* EXERCISE DETAILS:
Output every line of the material exactly, omitting images.

* PROVIDED MATERIAL:
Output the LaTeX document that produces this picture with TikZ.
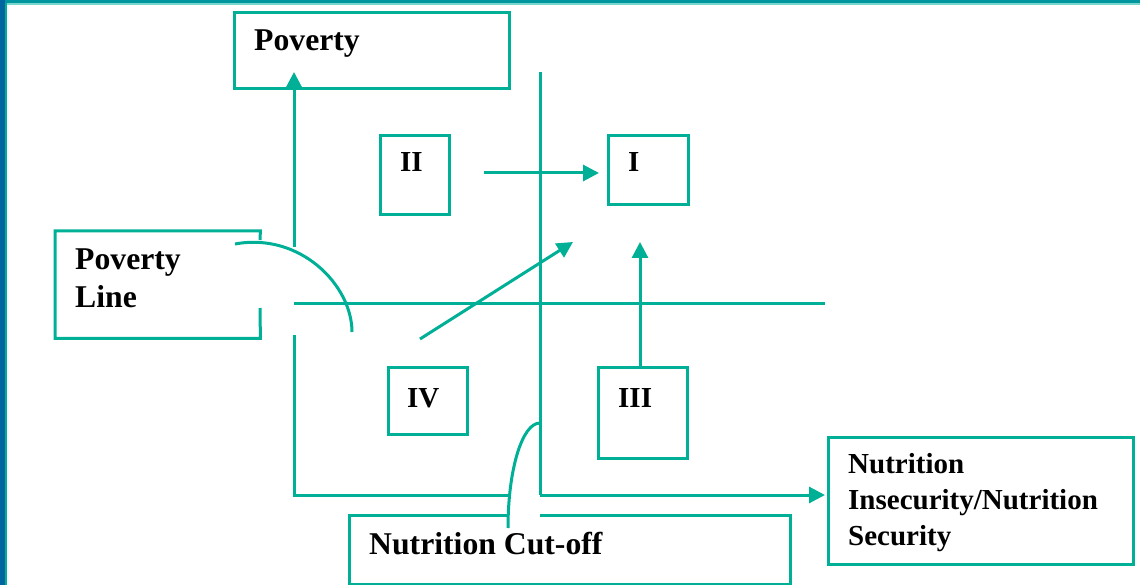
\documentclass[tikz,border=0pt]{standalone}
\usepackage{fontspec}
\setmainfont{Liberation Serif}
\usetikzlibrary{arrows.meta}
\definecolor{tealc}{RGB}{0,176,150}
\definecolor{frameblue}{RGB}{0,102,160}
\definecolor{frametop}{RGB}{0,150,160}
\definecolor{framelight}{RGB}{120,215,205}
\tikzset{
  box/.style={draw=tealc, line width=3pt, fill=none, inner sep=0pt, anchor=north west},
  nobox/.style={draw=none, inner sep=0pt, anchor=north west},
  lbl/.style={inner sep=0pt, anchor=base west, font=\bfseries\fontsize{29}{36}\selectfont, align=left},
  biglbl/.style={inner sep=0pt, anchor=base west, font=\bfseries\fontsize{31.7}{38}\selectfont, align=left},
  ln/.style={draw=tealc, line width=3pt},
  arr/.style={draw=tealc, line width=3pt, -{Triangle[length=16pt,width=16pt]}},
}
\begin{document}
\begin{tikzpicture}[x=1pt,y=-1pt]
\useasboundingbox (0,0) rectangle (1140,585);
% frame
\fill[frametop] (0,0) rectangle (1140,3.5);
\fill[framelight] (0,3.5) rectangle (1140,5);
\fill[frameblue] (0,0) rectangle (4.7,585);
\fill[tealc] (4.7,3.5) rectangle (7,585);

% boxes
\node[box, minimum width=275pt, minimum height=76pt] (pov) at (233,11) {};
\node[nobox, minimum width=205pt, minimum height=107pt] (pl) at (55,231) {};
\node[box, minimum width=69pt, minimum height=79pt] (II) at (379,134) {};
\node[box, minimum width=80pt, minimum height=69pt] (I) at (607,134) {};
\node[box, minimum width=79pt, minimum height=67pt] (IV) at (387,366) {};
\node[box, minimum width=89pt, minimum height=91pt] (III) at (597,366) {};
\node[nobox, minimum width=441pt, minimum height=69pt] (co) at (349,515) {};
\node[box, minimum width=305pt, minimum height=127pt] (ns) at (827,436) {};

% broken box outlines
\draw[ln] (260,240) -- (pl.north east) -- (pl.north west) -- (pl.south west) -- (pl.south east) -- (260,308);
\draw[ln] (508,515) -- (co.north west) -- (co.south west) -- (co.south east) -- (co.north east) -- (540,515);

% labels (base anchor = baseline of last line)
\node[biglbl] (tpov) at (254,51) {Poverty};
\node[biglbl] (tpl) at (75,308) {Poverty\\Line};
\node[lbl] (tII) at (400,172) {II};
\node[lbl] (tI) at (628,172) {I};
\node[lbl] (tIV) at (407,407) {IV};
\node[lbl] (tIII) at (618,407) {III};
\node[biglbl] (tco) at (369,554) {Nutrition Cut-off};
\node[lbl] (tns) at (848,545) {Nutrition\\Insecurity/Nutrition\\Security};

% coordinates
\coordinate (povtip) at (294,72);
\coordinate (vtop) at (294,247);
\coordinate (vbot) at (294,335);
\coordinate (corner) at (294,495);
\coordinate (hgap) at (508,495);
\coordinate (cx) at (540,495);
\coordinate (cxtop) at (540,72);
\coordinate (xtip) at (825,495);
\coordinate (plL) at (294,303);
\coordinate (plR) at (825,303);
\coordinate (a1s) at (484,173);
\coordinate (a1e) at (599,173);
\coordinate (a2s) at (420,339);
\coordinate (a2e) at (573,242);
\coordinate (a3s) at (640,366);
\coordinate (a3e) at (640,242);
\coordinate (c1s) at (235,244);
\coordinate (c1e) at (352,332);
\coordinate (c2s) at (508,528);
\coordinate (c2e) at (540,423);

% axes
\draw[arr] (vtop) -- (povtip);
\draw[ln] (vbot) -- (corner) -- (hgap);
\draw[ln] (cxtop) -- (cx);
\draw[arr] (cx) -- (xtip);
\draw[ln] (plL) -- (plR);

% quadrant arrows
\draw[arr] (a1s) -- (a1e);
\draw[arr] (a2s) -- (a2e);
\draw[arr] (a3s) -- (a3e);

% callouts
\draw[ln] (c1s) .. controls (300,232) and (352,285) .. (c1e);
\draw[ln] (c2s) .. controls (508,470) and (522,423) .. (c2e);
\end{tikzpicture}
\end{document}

* CORRECT RESULT:
Output the LaTeX document that produces this picture with TikZ.
\documentclass[tikz,border=0pt]{standalone}
\usepackage{fontspec}
\setmainfont{Liberation Serif}
\usetikzlibrary{arrows.meta}
\definecolor{tealc}{RGB}{0,176,150}
\definecolor{frameblue}{RGB}{0,102,160}
\definecolor{frametop}{RGB}{0,150,160}
\definecolor{framelight}{RGB}{120,215,205}
\tikzset{
  box/.style={draw=tealc, line width=3pt, fill=none, inner sep=0pt, anchor=north west},
  nobox/.style={draw=none, inner sep=0pt, anchor=north west},
  lbl/.style={inner sep=0pt, anchor=base west, font=\bfseries\fontsize{29}{36}\selectfont, align=left},
  biglbl/.style={inner sep=0pt, anchor=base west, font=\bfseries\fontsize{31.7}{38}\selectfont, align=left},
  ln/.style={draw=tealc, line width=3pt},
  arr/.style={draw=tealc, line width=3pt, -{Triangle[length=16pt,width=16pt]}},
}
\begin{document}
\begin{tikzpicture}[x=1pt,y=-1pt]
\useasboundingbox (0,0) rectangle (1140,585);
% frame
\fill[frametop] (0,0) rectangle (1140,3.5);
\fill[framelight] (0,3.5) rectangle (1140,5);
\fill[frameblue] (0,0) rectangle (4.7,585);
\fill[tealc] (4.7,3.5) rectangle (7,585);

% boxes
\node[box, minimum width=275pt, minimum height=76pt] (pov) at (233,11) {};
\node[nobox, minimum width=205pt, minimum height=107pt] (pl) at (55,231) {};
\node[box, minimum width=69pt, minimum height=79pt] (II) at (379,134) {};
\node[box, minimum width=80pt, minimum height=69pt] (I) at (607,134) {};
\node[box, minimum width=79pt, minimum height=67pt] (IV) at (387,366) {};
\node[box, minimum width=89pt, minimum height=91pt] (III) at (597,366) {};
\node[nobox, minimum width=441pt, minimum height=69pt] (co) at (349,515) {};
\node[box, minimum width=305pt, minimum height=127pt] (ns) at (827,436) {};

% broken box outlines
\draw[ln] (260,240) -- (pl.north east) -- (pl.north west) -- (pl.south west) -- (pl.south east) -- (260,308);
\draw[ln] (508,515) -- (co.north west) -- (co.south west) -- (co.south east) -- (co.north east) -- (540,515);

% labels (base anchor = baseline of last line)
\node[biglbl] (tpov) at (254,51) {Poverty};
\node[biglbl] (tpl) at (75,308) {Poverty\\Line};
\node[lbl] (tII) at (400,172) {II};
\node[lbl] (tI) at (628,172) {I};
\node[lbl] (tIV) at (407,407) {IV};
\node[lbl] (tIII) at (618,407) {III};
\node[biglbl] (tco) at (369,554) {Nutrition Cut-off};
\node[lbl] (tns) at (848,545) {Nutrition\\Insecurity/Nutrition\\Security};

% coordinates
\coordinate (povtip) at (294,72);
\coordinate (vtop) at (294,247);
\coordinate (vbot) at (294,335);
\coordinate (corner) at (294,495);
\coordinate (hgap) at (508,495);
\coordinate (cx) at (540,495);
\coordinate (cxtop) at (540,72);
\coordinate (xtip) at (825,495);
\coordinate (plL) at (294,303);
\coordinate (plR) at (825,303);
\coordinate (a1s) at (484,173);
\coordinate (a1e) at (599,173);
\coordinate (a2s) at (420,339);
\coordinate (a2e) at (573,242);
\coordinate (a3s) at (640,366);
\coordinate (a3e) at (640,242);
\coordinate (c1s) at (235,244);
\coordinate (c1e) at (352,332);
\coordinate (c2s) at (508,528);
\coordinate (c2e) at (540,423);

% axes
\draw[arr] (vtop) -- (povtip);
\draw[ln] (vbot) -- (corner) -- (hgap);
\draw[ln] (cxtop) -- (cx);
\draw[arr] (cx) -- (xtip);
\draw[ln] (plL) -- (plR);

% quadrant arrows
\draw[arr] (a1s) -- (a1e);
\draw[arr] (a2s) -- (a2e);
\draw[arr] (a3s) -- (a3e);

% callouts
\draw[ln] (c1s) .. controls (300,232) and (352,285) .. (c1e);
\draw[ln] (c2s) .. controls (508,470) and (522,423) .. (c2e);
\end{tikzpicture}
\end{document}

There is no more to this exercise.